[What the task asks]
Extract everything from the first line through the line with "fig = go.Figure()", both ends included, except for any pictures.

[Collected material]
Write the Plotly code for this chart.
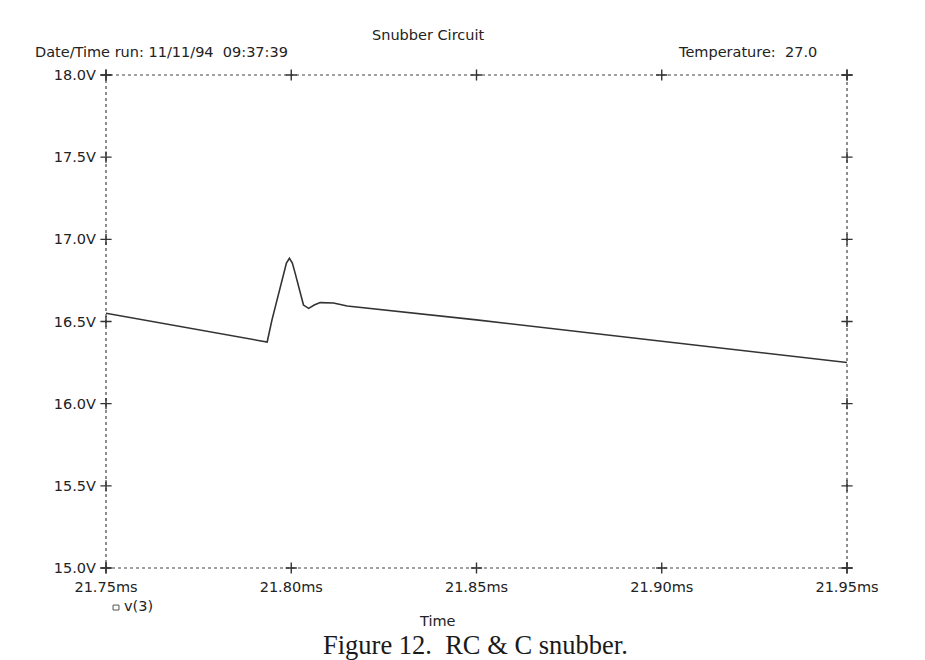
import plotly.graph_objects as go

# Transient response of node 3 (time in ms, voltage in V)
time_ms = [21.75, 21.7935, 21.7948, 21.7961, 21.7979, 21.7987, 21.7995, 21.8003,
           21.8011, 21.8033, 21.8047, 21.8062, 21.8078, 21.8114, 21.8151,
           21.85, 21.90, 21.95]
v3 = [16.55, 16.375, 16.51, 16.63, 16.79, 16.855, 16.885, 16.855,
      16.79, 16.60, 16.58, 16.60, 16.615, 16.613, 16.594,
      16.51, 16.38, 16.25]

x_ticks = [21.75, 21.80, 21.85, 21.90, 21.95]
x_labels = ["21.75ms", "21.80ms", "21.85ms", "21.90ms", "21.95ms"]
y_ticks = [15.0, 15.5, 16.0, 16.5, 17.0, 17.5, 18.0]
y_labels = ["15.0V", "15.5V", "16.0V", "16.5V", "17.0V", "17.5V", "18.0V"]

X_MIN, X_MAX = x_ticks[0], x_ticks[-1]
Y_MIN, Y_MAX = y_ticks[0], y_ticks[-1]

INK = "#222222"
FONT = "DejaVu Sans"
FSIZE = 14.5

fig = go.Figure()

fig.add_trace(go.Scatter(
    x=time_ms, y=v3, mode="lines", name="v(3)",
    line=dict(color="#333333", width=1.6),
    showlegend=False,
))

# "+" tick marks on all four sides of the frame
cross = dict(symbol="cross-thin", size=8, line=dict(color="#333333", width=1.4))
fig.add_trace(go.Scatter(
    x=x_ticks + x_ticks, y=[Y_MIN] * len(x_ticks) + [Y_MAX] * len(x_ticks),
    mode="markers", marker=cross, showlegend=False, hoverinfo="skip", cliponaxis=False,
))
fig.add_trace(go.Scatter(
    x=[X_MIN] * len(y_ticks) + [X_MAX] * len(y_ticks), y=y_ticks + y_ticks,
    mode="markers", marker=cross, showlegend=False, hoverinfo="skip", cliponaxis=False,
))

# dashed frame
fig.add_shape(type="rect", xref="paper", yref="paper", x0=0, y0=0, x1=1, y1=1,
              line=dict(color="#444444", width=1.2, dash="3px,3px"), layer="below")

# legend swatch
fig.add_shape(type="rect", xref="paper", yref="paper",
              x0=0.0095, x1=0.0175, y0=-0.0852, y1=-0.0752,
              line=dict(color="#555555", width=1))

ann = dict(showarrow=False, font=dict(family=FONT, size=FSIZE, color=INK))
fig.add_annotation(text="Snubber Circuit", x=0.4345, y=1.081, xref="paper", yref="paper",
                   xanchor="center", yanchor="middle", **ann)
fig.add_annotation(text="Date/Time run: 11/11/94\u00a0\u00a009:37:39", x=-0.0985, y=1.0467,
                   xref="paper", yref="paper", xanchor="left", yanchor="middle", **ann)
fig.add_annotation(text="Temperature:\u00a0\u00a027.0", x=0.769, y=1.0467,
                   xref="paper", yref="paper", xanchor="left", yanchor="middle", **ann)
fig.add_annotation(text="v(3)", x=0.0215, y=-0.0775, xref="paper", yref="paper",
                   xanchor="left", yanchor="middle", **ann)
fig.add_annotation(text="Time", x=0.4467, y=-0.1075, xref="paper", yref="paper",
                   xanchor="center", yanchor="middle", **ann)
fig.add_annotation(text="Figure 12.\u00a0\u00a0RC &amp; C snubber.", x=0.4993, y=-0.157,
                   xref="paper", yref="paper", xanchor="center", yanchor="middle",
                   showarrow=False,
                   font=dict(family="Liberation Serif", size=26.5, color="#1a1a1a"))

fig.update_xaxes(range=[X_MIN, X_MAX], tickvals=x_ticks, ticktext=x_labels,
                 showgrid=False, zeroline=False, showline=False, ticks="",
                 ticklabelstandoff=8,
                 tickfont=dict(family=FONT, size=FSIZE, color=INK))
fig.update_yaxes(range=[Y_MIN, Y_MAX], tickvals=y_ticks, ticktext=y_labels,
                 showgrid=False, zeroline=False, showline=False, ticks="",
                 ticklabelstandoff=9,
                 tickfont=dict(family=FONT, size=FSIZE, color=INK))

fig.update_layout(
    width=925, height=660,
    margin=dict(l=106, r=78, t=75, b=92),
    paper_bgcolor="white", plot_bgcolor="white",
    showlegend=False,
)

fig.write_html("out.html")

[Result]
Write the Plotly code for this chart.
import plotly.graph_objects as go

# Transient response of node 3 (time in ms, voltage in V)
time_ms = [21.75, 21.7935, 21.7948, 21.7961, 21.7979, 21.7987, 21.7995, 21.8003,
           21.8011, 21.8033, 21.8047, 21.8062, 21.8078, 21.8114, 21.8151,
           21.85, 21.90, 21.95]
v3 = [16.55, 16.375, 16.51, 16.63, 16.79, 16.855, 16.885, 16.855,
      16.79, 16.60, 16.58, 16.60, 16.615, 16.613, 16.594,
      16.51, 16.38, 16.25]

x_ticks = [21.75, 21.80, 21.85, 21.90, 21.95]
x_labels = ["21.75ms", "21.80ms", "21.85ms", "21.90ms", "21.95ms"]
y_ticks = [15.0, 15.5, 16.0, 16.5, 17.0, 17.5, 18.0]
y_labels = ["15.0V", "15.5V", "16.0V", "16.5V", "17.0V", "17.5V", "18.0V"]

X_MIN, X_MAX = x_ticks[0], x_ticks[-1]
Y_MIN, Y_MAX = y_ticks[0], y_ticks[-1]

INK = "#222222"
FONT = "DejaVu Sans"
FSIZE = 14.5

fig = go.Figure()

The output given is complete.